Thought Leadership

AI GTM for commercial real estate: how brokers build consistent deal flow

Commercial real estate brokers operate on relationship capital and market timing. Consistent deal flow requires keeping a large number of contacts warm simultaneously — exactly the kind of work that breaks down without a system.

AI GTM for commercial real estate

Commercial real estate brokerage is one of the most relationship-intensive businesses in B2B. Deals don't come from cold outreach — they come from years of maintained relationships that surface when a client has a need. The problem: most brokers can't maintain hundreds of relationships consistently. The touch happens when the broker has time, not when the relationship needs it.

Why CRE brokers keep losing deals to less qualified competitors

CRE brokers run two pipelines at once. The active pipeline — deals in negotiation — gets daily attention. The relationship pipeline — hundreds of tenants, landlords, and investors who might need your services in six months or three years — gets whatever time is left. Usually not much.

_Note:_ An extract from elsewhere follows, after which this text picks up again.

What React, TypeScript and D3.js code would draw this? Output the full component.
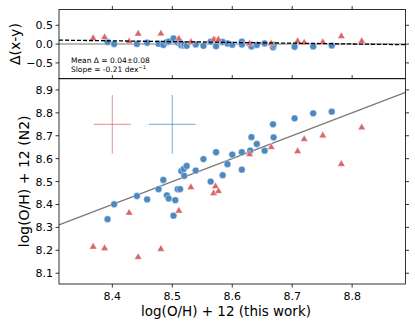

When a contact finally has a need, they go with whoever was most recently in front of them. Not the broker with the best track record. Just the one who stayed visible.

Which contacts actually drive deal flow in CRE?

Four groups matter. Existing clients — expansion, relocation, or sale timing sits inside relationships you already own. Investors and capital partners — they need acquisition intel before it hits the market. Corporate tenants in your market — lease expiry creates predictable windows. Referral sources — lenders, lawyers, and accountants who touch the same clients you do.

Each group needs a different message and different timing. Investors want cap rate trends and availability data, not a generic check-in. Corporate tenants want alerts specific to their square footage and submarket. Referral sources want to feel like a peer, not a prospect — they need reciprocal visibility, not a drip sequence.

What does AI GTM automation actually handle in CRE?

Four areas where automation earns its place: regular market update outreach to the relationship pipeline, re-engagement sequences for contacts who've gone quiet for 90+ days, initial outreach to corporate tenants with triggering signals, and referral partner nurture that runs on a fixed schedule without broker intervention.

What automation doesn't replace: the relationship itself. When a contact replies, the broker takes over. The automation keeps the broker visible until the contact is ready to engage — then the broker steps in.

Signals that trigger outreach

Lease expiry approaching: target corporate tenants 18–24 months out — that's when they start taking meetings. New permit filings: a company pulling expansion permits is a company that needs space. M&A activity: acquirers need to consolidate or expand, fast. Hiring growth: companies scaling headcount by 30%+ rarely have enough room. Interest rate shifts: investors re-evaluate return thresholds every time the rate environment changes.

An AI SDR monitors these signals and triggers outreach when they hit — so the broker is already in the conversation before the contact starts shopping.